In her address to the Caribbean World Tourism Forum Dr. Cameron listed a number of drawbacks to the Barbadian and regional hospitality regime that might justify a “rethink”. Some of these drawbacks are environmental, including natural habitat loss, reduction in biodiversity and lack of access to sites by locals, leading to feelings of dispossession and alienation. These are all manageable with the right policies that strike a balance between the economic claims of tourism and the legitimate concerns of the local populations.
What is more fundamental to policy rethinking are concerns about economic leakages and the fact that the financial returns from tourism may not be filtering down to the lower strata of the society, at least not to the extent that one might wish. The two are of course connected. If, for one reason or another much of the tourism revenues remains off-shore, then the trickle down may become a mere drip.
These concerns should not be left to talkative academic with talk of “the need to be creative and build resilience,” or flowering notions of “a great need for innovative models, new policy development and marketing objectives” with “a focus on exploring fund-raising opportunities and investments.” As the Barbados Hotel and Tourism Chairperson Renee Coppin has said, Rethinking Tourism “must be more than an intellectual pursuit, but a call to action and to change the industry for the better.” We are paying out too much money for too few outcomes
If we are seriously Re-thinking Tourism we should honestly look at expanding the country’s hospitality attractions that would keep the tourists returning to Barbados. It is amazing how many of our attractions have fallen by the wayside over the years. The Jolly Roger has gone as it priced itself out of the market. Others include the Bird Sanctuary at Graeme Hall, the Water Park at Balls in Christ Church and the ‘1627 and All That’ show near the old Pepperpot sight in Maxwell, which used to be well attended and of great interest to visitors who wanted to know something of the island’s history and culture. That show could be updated and performed twice a week at the Frank Collymore Hall or elsewhere during the tourist season.
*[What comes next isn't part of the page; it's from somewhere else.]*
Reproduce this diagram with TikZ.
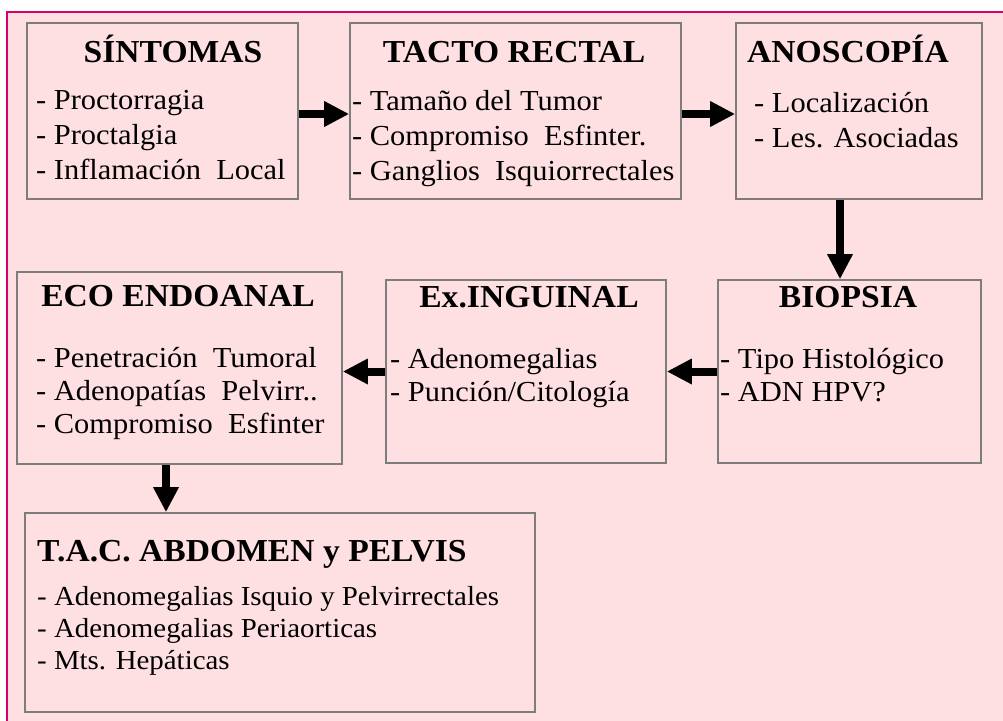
\documentclass[tikz,border=0pt]{standalone}
\usepackage{fontspec}
\setmainfont[FakeStretch=1.05]{Liberation Serif}
\usetikzlibrary{positioning, arrows.meta}
\definecolor{bgpink}{RGB}{255,224,226}
\definecolor{framemag}{RGB}{212,0,112}
\definecolor{boxgray}{RGB}{125,125,125}
\tikzset{
  stagebox/.style={draw=boxgray, line width=1.6pt, fill=bgpink, inner sep=0pt},
  stagetitle/.style={anchor=base, inner sep=0pt, font=\fontsize{32}{38}\selectfont\bfseries},
  stageitems/.style={anchor=north west, inner sep=0pt, align=left, font=\fontsize{29}{35}\selectfont},
  flowarrow/.style={line width=8pt, -{Triangle[length=25pt,width=24pt]}}
}
\begin{document}
\begin{tikzpicture}[x=1pt, y=-1pt]
\useasboundingbox (0,0) rectangle (1003,720);
\clip (0,0) rectangle (1003,720);
\fill[white] (0,0) rectangle (1003,720);
\draw[framemag, line width=2pt, fill=bgpink] (7,12) rectangle (1015,735);

\node[stagebox, minimum width=271pt, minimum height=176pt] (sint) at (162.5,111) {};
\node[stagebox, minimum width=331pt, minimum height=176pt] (tacto) at (515.5,111) {};
\node[stagebox, minimum width=246pt, minimum height=176pt] (anos) at (859,111) {};
\node[stagebox, minimum width=325pt, minimum height=192pt] (eco) at (179.5,368) {};
\node[stagebox, minimum width=280pt, minimum height=183pt] (ing) at (526,371.5) {};
\node[stagebox, minimum width=263pt, minimum height=183pt] (biop) at (849.5,371.5) {};
\node[stagebox, minimum width=510pt, minimum height=199pt] (tac) at (280,612.5) {};

\node[stagetitle] (sintT) at (173,62) {SÍNTOMAS};
\node[stagetitle] (tactoT) at (514,62) {TACTO RECTAL};
\node[stagetitle] (anosT) at (848,62) {ANOSCOPÍA};
\node[stagetitle] (ecoT) at (178,306) {ECO ENDOANAL};
\node[stagetitle] (ingT) at (529,307) {Ex.INGUINAL};
\node[stagetitle] (biopT) at (848,307) {BIOPSIA};
\node[stagetitle, anchor=base west] (tacT) at (37,561) {T.A.C. ABDOMEN y PELVIS};

\node[stageitems] (sintL) at (36,90) {- Proctorragia\\- Proctalgia\\- Inflamación\ \ Local};
\node[stageitems] (tactoL) at (352,90) {- Tamaño del Tumor\\- Compromiso\ \ Esfinter.\\- Ganglios\ \ Isquiorrectales};
\node[stageitems] (anosL) at (754,92) {- Localización\\- Les. Asociadas};
\node[stageitems, font=\fontsize{29}{33}\selectfont] (ecoL) at (36,347) {- Penetración\ \ Tumoral\\- Adenopatías\ \ Pelvirr..\\- Compromiso\ \ Esfinter};
\node[stageitems, font=\fontsize{29}{33}\selectfont] (ingL) at (390,348) {- Adenomegalias\\- Punción/Citología};
\node[stageitems, font=\fontsize{29}{33}\selectfont] (biopL) at (720,348) {- Tipo Histológico\\- ADN HPV?};
\node[stageitems, font=\fontsize{27.5}{32}\selectfont] (tacL) at (37,586) {- Adenomegalias Isquio y Pelvirrectales\\- Adenomegalias Periaorticas\\- Mts. Hepáticas};

\draw[flowarrow] ([yshift=-3pt]sint.east) -- ([yshift=-3pt]tacto.west);
\draw[flowarrow] ([yshift=-3pt]tacto.east) -- ([yshift=-3pt]anos.west);
\draw[flowarrow] ([xshift=-19pt]anos.south) -- ([xshift=-19pt]anos.south |- biop.north);
\draw[flowarrow] (biop.west) -- (ing.east);
\draw[flowarrow] (ing.west) -- (ing.west -| eco.east);
\draw[flowarrow] ([xshift=-13.5pt]eco.south) -- ([xshift=-13.5pt]eco.south |- tac.north);
\end{tikzpicture}
\end{document}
It would provide scope for actors, musicians , dancers, singers and the
truly creative. For years in relation to entertainment, our tourism product has become stale and outdated compared to what it was in the 1970’s.
My Canadian friends complain that apart from the beautiful beaches there is little for children to do here. Older folks complain of not having a club where more mature folks can dance to the oldies away from the noise of the youth, like the Flambeau Bar at the old Hilton hotel. There is no equivalent to the Alexandra’s Nightclub in Collymore Rock or the Limbo shows at the Paradise and the Island Inn. If we are serious about Re-thinking tourism we must think deep. Shallow platitudes will not
Finally, tourism is a product like any other. Barbados is an experience that we hope visitors will enjoy and pay for. Our product competes in a very high-end market with places like Cancun, Bali, the Maldives and Hawaii. It should be reasonably affordable, clean and safe, just beyond our guests’ imagination.
Ralph Jemmott is a retired educator and regular contributor on social issues.